THE HEROIC COLLAPISSA.
In the heart of the savage, there are some noble and redeeming qualities; he can be faithful, even unto death, to the friend or the stranger who has dwelt beneath his roof, or sat under the shadow of the same tree. He can be generous also; can endure all tortures, rather than show weakness or fear.
“An instance of this occurred,” says Bossu, “when the French were in possession of New Orleans: a Chactaw, speaking very ill of them, said the Collapissas were their slaves; one of the latter, vexed at such words, killed him with his gun. The nation of Chactaws, the greatest and most numerous on the continent, armed immediately, and sent deputies to New Orleans to ask for the head of the murderer, who had put himself under the protection of the French.
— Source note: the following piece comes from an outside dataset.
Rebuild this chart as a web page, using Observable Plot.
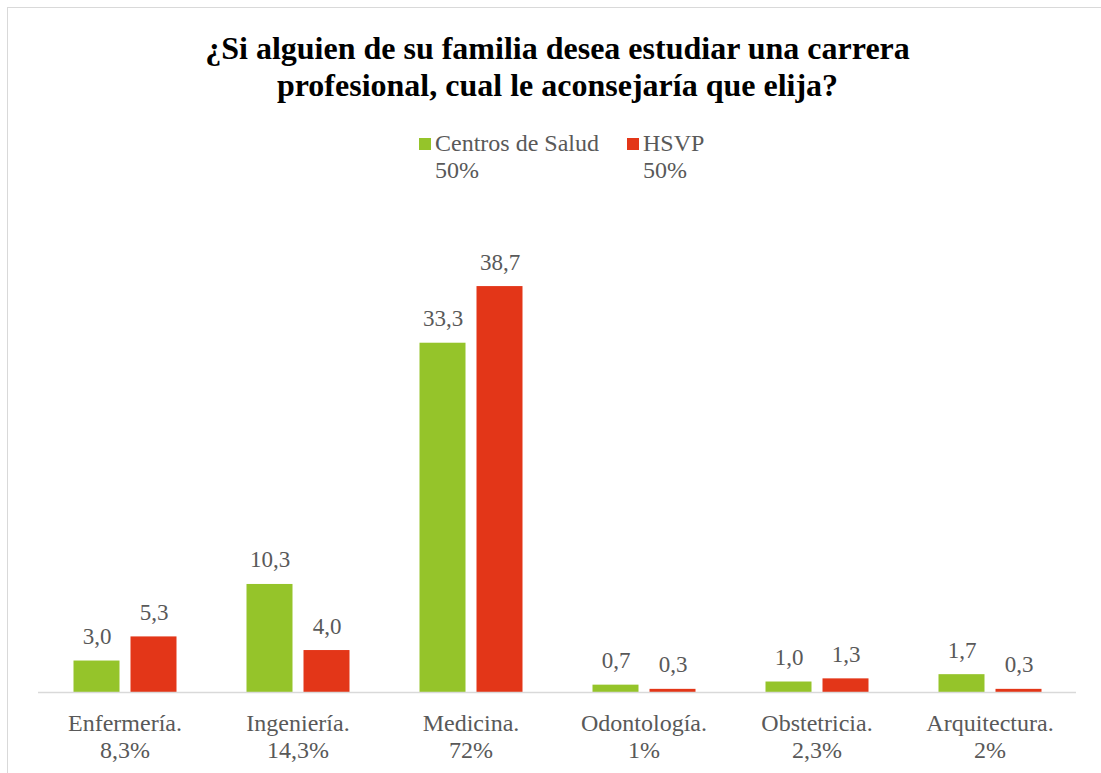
<!DOCTYPE html>
<html>
<head>
<meta charset="utf-8">
<script src="https://cdn.jsdelivr.net/npm/d3@7"></script>
<script src="https://cdn.jsdelivr.net/npm/@observablehq/plot@0.6"></script>
<style>
  html, body { margin: 0; padding: 0; background: #fff; }
  #wrap { position: relative; width: 1101px; height: 773px; overflow: hidden; font-family: "Liberation Serif", "DejaVu Serif", serif; color: #595959; }
  #border { position: absolute; left: 7px; top: 7px; width: 1200px; height: 900px; border: 1.5px solid #d9d9d9; box-sizing: border-box; }
  #title { position: absolute; left: 0; top: 30px; width: 1115px; text-align: center; font-weight: bold; font-size: 32px; line-height: 37px; color: #000; }
  .leg { position: absolute; top: 130px; font-size: 24px; line-height: 27px; }
  .sw { position: absolute; top: 8px; width: 12px; height: 12px; }
  #chart { position: absolute; left: 0; top: 200px; }
  #chart svg text { font-family: "Liberation Serif", "DejaVu Serif", serif; }
</style>
</head>
<body>
<div id="wrap">
  <div id="border"></div>
  <div id="title"></div>
  <div id="legend"></div>
  <div id="chart"></div>
</div>
<script>
const title = ["¿Si alguien de su familia desea estudiar una carrera", "profesional, cual le aconsejaría que elija?"];
const categories = ["Enfermería.", "Ingeniería.", "Medicina.", "Odontología.", "Obstetricia.", "Arquitectura."];
const categoryPct = ["8,3%", "14,3%", "72%", "1%", "2,3%", "2%"];
const series = ["Centros de Salud", "HSVP"];
const seriesPct = ["50%", "50%"];
const colors = ["#95c42a", "#e33618"];
const centrosValues = [3.0, 10.3, 33.3, 0.7, 1.0, 1.7];
const hsvpValues = [5.3, 4.0, 38.7, 0.3, 1.3, 0.3];

document.getElementById("title").innerHTML = title.join("<br>");

const legend = document.getElementById("legend");
const legendX = [419, 627];
series.forEach((s, i) => {
  const d = document.createElement("div");
  d.className = "leg";
  d.style.left = (legendX[i]) + "px";
  d.innerHTML = `<div class="sw" style="background:${colors[i]}"></div><div style="margin-left:16px">${s}<br>${seriesPct[i]}</div>`;
  legend.appendChild(d);
});

const data = [];
categories.forEach((c, i) => {
  data.push({cat: c, series: series[0], value: centrosValues[i]});
  data.push({cat: c, series: series[1], value: hsvpValues[i]});
});
const catLabels = categories.map((c, i) => ({cat: c, label: c + "\n" + categoryPct[i]}));
const fmt = v => d3.format(".1f")(v).replace(".", ",");

const chart = Plot.plot({
  width: 1101,
  height: 573,
  marginLeft: 37.5,
  marginRight: 25.5,
  marginTop: 20,
  marginBottom: 81,
  style: {fontFamily: "'Liberation Serif', 'DejaVu Serif', serif", background: "transparent"},
  fx: {domain: categories, padding: 0, axis: null},
  x: {domain: series, paddingInner: 0.193, paddingOuter: 0.614, axis: null},
  y: {domain: [0, 45], axis: null},
  color: {domain: series, range: colors},
  marks: [
    Plot.barY(data, {fx: "cat", x: "series", y: "value", fill: "series"}),
    Plot.ruleY([0], {stroke: "#d9d9d9", strokeWidth: 1.5}),
    Plot.text(data, {fx: "cat", x: "series", y: "value", text: d => fmt(d.value), lineAnchor: "bottom", dy: -17, fontSize: 23, fill: "#595959"}),
    Plot.text(catLabels, {fx: "cat", text: "label", frameAnchor: "bottom", lineAnchor: "top", dy: 19, lineHeight: 1.13, fontSize: 24, fill: "#595959"})
  ]
});
document.getElementById("chart").appendChild(chart);
</script>
</body>
</html>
They offered presents to make up the quarrel, but the cruel people would not accept any! they even threatened to destroy the village of the Collapissas. To prevent the effusion of blood, the unhappy Indian was delivered up to them: the Sieur Ferrand was charged with the commission. The Indian was called Tichou; he stood upright in the midst of his own people and of his enemies, and said, “I am a true man, that is, I do not fear death; but I pity the fate of a wife and four children, whom I leave behind me very young; and of my father and mother, who are old, and for whom I got subsistence by hunting.” (He was the best hunter in the nation.)
He had hardly spoken the last word of this short speech, when his father, penetrated with his son’s love, rose amidst the people, and spoke as follows:—
“It is through courage that my son dies; but, being young and full of vigour, he is more fit than myself to provide for his mother, wife, and four little children: it is therefore necessary he should stay on earth to take care of them. As to myself, I am near the end of my career; I am no longer fit for anything: I cannot go like the roebuck, whose course is like the winds, unseen; I cannot sleep like the hare, with my ears never shut; but I have lived as a man, and will die as such, therefore I go to take his place.”
At these words, his wife, his son, his daughter-in-law, and their little children, shed tears round the brave old man: he embraced them for the last time. The relations of the dead Chactaw accepted the offer; after that, he laid himself on the trunk of a tree, and his head was cut off with one stroke of a hatchet. Every thing was made up by this death; but the young man was obliged to give them his father’s head: in taking it up, he said to it, “Pardon me thy death, and remember me in the country of spirits.”
All the French who assisted at this event were moved even to tears, and admired this noble old man. A people among whom such things could be done, hardly deserved the sweeping censures of Mather and other good men, who painted them rather as fiends in human shape. Courage is, of course, the virtue held in most honour: those who run away or desert in an action are not punished, they are considered as the disgrace of human nature: the ugliest girls will not accept of them for husbands: they are obliged to let their hair grow, and to wear an alcoman, or apron, like the women. “I saw one of them,” says Bossu, who dwelt a long time among the Indians, “who, being ashamed of his figure, went by himself to fight the Chicachas, for his misery was more than he could bear: for three or four days he went on creeping like a snake, and hiding himself in the great grass, without eating or drinking; so he came to their country, and watched a long time to do some exploit; often lying down in the rushes, when his enemies came near, and putting out his head above the water from time to time, to take breath. At last he drew near a village in the night, cried the cry of death, killed one of the people, and then fled with the speed of an arrow. He was out three months upon this expedition: when he drew nigh to his own village, weary, and bearing the head of his enemy, they came down the hill to meet him. The women were loud in his praises—the warriors gathered round him; and then they gave him a wife.”
JOHN ELIOT’S FIRST MISSION TO THE INDIANS.
On the 28th of October, 1646, Eliot set out from his home, in Roxbury, Massachusetts, in company with three friends, to the nearest Indian settlement: he had previously sent to give this tribe notice of his coming, and a very large number was collected from all quarters. If the savages expected the coming of their guest, of whose name they had often heard, to be like that of a warrior or sachem, they were greatly deceived. They saw Eliot on foot, drawing near, with his companions; his translation of the scriptures, like a calumet of peace and love, in his hand. He was met by their chief, Waubon, who conducted him to a large wigwam. After a short rest, Eliot went into the open air and standing on a grassy mound, while the people formed around him in all the stillness of strong surprise and curiosity, he prayed in the English tongue, as if he could not address heaven in a language both strange and new. And then he preached for an hour in their own tongue, and gave a clear and simple account of the religion of Christ, of his character and life, of the blessed state of those who believed in him.